- _Aim_: Count lines, not occurrences: give the number of lines holding the word "page", and nothing besides.

- _Working data_:
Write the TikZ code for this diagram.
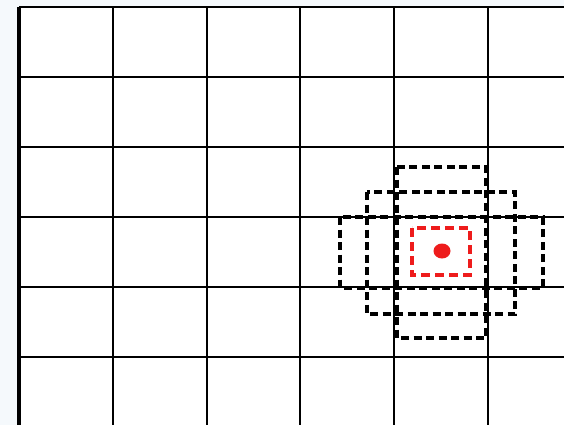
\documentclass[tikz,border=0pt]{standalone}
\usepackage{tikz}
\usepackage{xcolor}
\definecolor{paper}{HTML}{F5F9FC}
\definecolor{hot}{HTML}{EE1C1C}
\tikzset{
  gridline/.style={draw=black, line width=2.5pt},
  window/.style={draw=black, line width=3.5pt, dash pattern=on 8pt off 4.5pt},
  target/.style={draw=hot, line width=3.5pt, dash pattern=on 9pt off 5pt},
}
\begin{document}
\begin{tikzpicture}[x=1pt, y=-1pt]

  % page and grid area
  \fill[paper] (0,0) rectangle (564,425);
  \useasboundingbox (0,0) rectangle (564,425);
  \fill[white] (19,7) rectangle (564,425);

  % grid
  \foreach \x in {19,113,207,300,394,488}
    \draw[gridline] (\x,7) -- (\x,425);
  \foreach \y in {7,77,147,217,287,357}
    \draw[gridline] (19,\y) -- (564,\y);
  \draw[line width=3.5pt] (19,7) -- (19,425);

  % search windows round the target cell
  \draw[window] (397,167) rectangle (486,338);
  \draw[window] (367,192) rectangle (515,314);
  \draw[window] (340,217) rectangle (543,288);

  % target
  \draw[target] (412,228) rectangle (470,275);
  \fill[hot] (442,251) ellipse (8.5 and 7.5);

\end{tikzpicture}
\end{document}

---

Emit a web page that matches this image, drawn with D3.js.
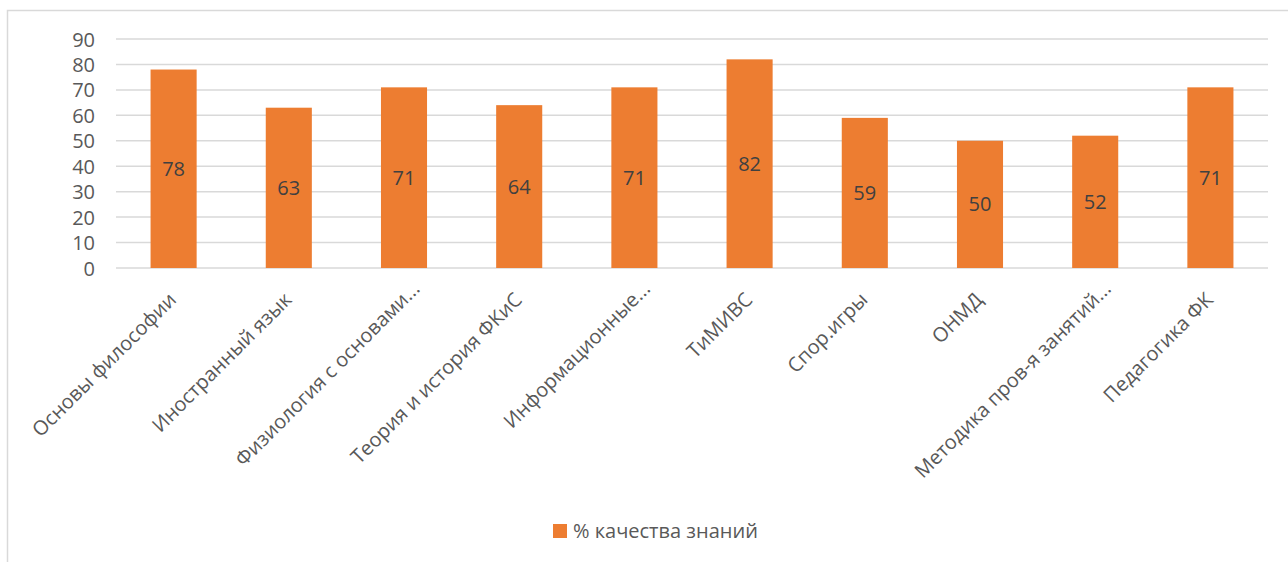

- _Answer below_: 2